Millennials and Brands: The Relationship That Keeps Getting More Important

Written by: Sophie Menzies, Assistant Research Executive at Edelman

Consumer Trends & Insight

It’s a widely accepted fact that millennials provide significant opportunities for brands, services and organisations as they are a generation who act and react differently from those who came before them. If that wasn’t enough, millennials are also expected to spend £128 billion annually from 2017. Yes – over £120 billion every year.

So who are they, and why do they have money to spend?

Millennials arguably make up a larger generation of people than the world have ever seen before. They have grown up in a period of unprecedented change with a digital revolution, an economic meltdown and the end of Top Gear as we know it.

Joking aside, an upbringing in a world of change means they have developed a resilience to difficulty and an ability to embrace change.

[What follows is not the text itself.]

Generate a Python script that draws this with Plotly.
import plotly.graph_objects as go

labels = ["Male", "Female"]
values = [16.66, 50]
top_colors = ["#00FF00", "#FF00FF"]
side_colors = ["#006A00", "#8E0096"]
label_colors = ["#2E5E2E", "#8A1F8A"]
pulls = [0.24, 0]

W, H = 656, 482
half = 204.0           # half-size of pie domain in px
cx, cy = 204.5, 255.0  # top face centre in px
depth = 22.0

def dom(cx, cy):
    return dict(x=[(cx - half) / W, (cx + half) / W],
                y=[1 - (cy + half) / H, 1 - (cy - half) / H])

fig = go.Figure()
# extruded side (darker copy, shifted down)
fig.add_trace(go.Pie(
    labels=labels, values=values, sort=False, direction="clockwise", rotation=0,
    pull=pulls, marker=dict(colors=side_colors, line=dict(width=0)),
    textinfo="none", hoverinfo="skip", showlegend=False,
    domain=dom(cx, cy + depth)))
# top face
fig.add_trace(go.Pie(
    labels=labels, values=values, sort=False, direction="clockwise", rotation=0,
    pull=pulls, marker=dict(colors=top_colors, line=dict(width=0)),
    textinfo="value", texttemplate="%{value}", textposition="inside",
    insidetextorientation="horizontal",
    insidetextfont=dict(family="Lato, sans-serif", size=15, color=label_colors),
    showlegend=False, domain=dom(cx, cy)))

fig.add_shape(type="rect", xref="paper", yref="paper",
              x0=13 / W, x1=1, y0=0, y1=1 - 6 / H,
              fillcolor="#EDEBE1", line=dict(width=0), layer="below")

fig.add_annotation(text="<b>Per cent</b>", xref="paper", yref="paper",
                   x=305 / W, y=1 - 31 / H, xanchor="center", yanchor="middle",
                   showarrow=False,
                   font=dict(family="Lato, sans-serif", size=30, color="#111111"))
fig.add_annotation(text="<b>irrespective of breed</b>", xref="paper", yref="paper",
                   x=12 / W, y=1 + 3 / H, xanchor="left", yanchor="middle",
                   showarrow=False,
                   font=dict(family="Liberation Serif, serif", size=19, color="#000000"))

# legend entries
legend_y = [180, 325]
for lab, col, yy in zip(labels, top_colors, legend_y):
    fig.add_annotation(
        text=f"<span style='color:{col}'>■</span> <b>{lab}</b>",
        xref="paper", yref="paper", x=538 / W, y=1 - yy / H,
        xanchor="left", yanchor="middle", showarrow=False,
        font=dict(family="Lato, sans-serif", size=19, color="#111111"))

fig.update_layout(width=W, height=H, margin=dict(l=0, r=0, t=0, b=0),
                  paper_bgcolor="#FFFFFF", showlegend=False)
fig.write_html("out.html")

A significant proportion of this generation are underemployed, and many millennials become boomerang children (and return home after university), which has arguably resulted in an ‘access rather than own’ attitude.

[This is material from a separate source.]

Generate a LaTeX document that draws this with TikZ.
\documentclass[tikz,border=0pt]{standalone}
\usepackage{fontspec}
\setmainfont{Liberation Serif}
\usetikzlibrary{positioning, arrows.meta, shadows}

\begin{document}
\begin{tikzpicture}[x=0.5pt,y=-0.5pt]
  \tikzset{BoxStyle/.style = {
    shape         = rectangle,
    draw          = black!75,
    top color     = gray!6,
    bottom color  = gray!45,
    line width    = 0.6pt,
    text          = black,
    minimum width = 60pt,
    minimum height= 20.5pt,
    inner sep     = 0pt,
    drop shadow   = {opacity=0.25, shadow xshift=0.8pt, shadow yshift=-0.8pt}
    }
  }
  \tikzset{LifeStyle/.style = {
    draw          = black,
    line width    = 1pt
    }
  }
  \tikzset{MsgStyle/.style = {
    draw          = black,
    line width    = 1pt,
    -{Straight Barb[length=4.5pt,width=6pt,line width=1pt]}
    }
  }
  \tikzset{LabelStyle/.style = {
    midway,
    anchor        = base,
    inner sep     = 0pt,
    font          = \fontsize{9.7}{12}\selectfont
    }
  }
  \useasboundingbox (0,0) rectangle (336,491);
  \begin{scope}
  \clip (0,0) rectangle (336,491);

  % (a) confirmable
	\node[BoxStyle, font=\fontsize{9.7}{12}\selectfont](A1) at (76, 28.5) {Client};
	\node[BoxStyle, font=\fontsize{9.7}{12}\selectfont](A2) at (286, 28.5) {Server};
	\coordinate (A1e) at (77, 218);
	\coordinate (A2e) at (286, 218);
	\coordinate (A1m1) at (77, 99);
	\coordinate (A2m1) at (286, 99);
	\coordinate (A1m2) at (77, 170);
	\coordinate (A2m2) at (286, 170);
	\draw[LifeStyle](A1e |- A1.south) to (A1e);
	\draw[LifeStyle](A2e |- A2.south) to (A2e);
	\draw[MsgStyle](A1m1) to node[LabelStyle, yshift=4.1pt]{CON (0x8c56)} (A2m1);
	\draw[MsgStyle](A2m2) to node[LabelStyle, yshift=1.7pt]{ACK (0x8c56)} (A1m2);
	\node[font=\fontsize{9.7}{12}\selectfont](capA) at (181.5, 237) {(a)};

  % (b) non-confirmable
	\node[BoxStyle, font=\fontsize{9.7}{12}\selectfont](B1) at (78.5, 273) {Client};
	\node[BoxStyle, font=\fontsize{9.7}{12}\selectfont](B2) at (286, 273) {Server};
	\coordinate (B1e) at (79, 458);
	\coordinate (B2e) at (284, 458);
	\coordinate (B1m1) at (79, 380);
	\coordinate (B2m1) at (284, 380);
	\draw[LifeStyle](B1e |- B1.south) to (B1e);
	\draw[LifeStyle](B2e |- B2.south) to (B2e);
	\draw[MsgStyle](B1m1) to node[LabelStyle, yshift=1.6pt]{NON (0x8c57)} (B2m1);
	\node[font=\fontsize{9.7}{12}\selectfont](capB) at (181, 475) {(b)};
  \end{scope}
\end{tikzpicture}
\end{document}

Not only do millennials often rent rather than buy, they also car share and are more likely to sign up to streaming and sharing platforms.

Millennials also have extra time, they have managed to add two hours to the regular 24 hour day, utilising 26 hours as they multitask across several devices.

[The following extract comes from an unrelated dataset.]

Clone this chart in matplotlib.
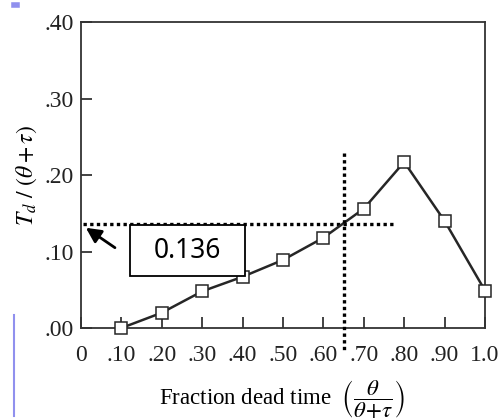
import matplotlib
matplotlib.use('Agg')
import matplotlib.pyplot as plt
from matplotlib.lines import Line2D
from matplotlib.patches import Rectangle

plt.rcParams['font.family'] = ['Liberation Serif', 'DejaVu Serif']
plt.rcParams['mathtext.fontset'] = 'stix'

# data
frac_dead = [0.10, 0.20, 0.30, 0.40, 0.50, 0.60, 0.70, 0.80, 0.90, 1.00]
td_ratio = [0.000, 0.020, 0.048, 0.067, 0.089, 0.118, 0.156, 0.217, 0.140, 0.049]
x_ticks = [0, 0.1, 0.2, 0.3, 0.4, 0.5, 0.6, 0.7, 0.8, 0.9, 1.0]
x_labels = ['0', '.10', '.20', '.30', '.40', '.50', '.60', '.70', '.80', '.90', '1.0']
y_ticks = [0.0, 0.1, 0.2, 0.3, 0.4]
y_labels = ['.00', '.10', '.20', '.30', '.40']
read_value = 0.136
read_x = 0.65

fig = plt.figure(figsize=(5.01, 4.2), dpi=100)
ax = fig.add_axes([0.1617, 0.219, 0.8063, 0.7286])

ax.plot(frac_dead, td_ratio, color='#262626', lw=1.8, marker='s', ms=8.5,
        mfc='white', mec='#262626', mew=1.1, zorder=3, clip_on=False)

# dotted read-off lines
ax.plot([0.005, 0.78], [read_value, read_value], color='black', lw=2.4,
        dashes=(1.0, 1.0), zorder=2)
ax.plot([read_x, read_x], [0.229, -0.033], color='black', lw=2.4,
        dashes=(1.0, 1.0), zorder=4, clip_on=False)

# annotation box and arrow
ax.add_patch(Rectangle((0.121, 0.068), 0.285, 0.067, fc='white', ec='black',
                       lw=1.3, zorder=5))
ax.text(0.2635, 0.1005, '0.136', fontsize=19, family=['Noto Sans', 'DejaVu Sans'],
        ha='center', va='center', zorder=6)
ax.annotate('', xy=(0.012, 0.131), xytext=(0.084, 0.105),
            arrowprops=dict(arrowstyle='-|>,head_length=0.9,head_width=0.45',
                            color='black', lw=2.0, shrinkA=0, shrinkB=0))

ax.set_xlim(0, 1.0)
ax.set_ylim(0, 0.40)
ax.set_xticks(x_ticks)
ax.set_xticklabels(x_labels)
ax.set_yticks(y_ticks)
ax.set_yticklabels(y_labels)
ax.tick_params(direction='in', length=8, width=1.2, labelsize=17, pad=5,
               colors='#222222')
ax.tick_params(axis='x', pad=12)
for s in ax.spines.values():
    s.set_linewidth(1.3)
    s.set_color('#333333')

ax.set_ylabel(r'$T_d\ /\ (\theta + \tau)$', fontsize=17, labelpad=4)
# x label placed by baseline so the tall fraction hangs below like the original
fig.text(0.563, 0.036,
         r'Fraction dead time  $\left(\dfrac{\theta}{\theta\!+\!\tau}\right)$',
         fontsize=16.5, ha='center', va='baseline')

# slide artifacts on the left edge
fig.add_artist(Line2D([0.028, 0.028], [0.01, 0.25], color='#9090ee', lw=1.5))
fig.add_artist(Line2D([0.027, 0.033], [0.987, 0.987], color='#9090ee', lw=4))

fig.savefig('out.png', dpi=100)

So why do we care? What difference does it make?

Ultimately, this means there’s more time for organisations, brands and services to hook in an innovative market with money to spend.

But when it comes to marketing and advertising, millennials have a new set of expectations. They want to be involved, have their voices heard and interact.

Surprising, as this generation is often condemned as being unsociably glued to devices.

However, being raised on social media means they are always looking to connect to a community of people who share their interests – and those communities can be businesses, services or organisations. An example of this is the way the ALS Ice Bucket Challenge took social media by storm – a desire to be a part of something and to share ideas and actions with friends and family raised more than $100 million for charity.

Time, money and a desire to be involved create a powerful mix – millennials really can be gold dust for brands, institutions and services when they are engaged in a meaningful way.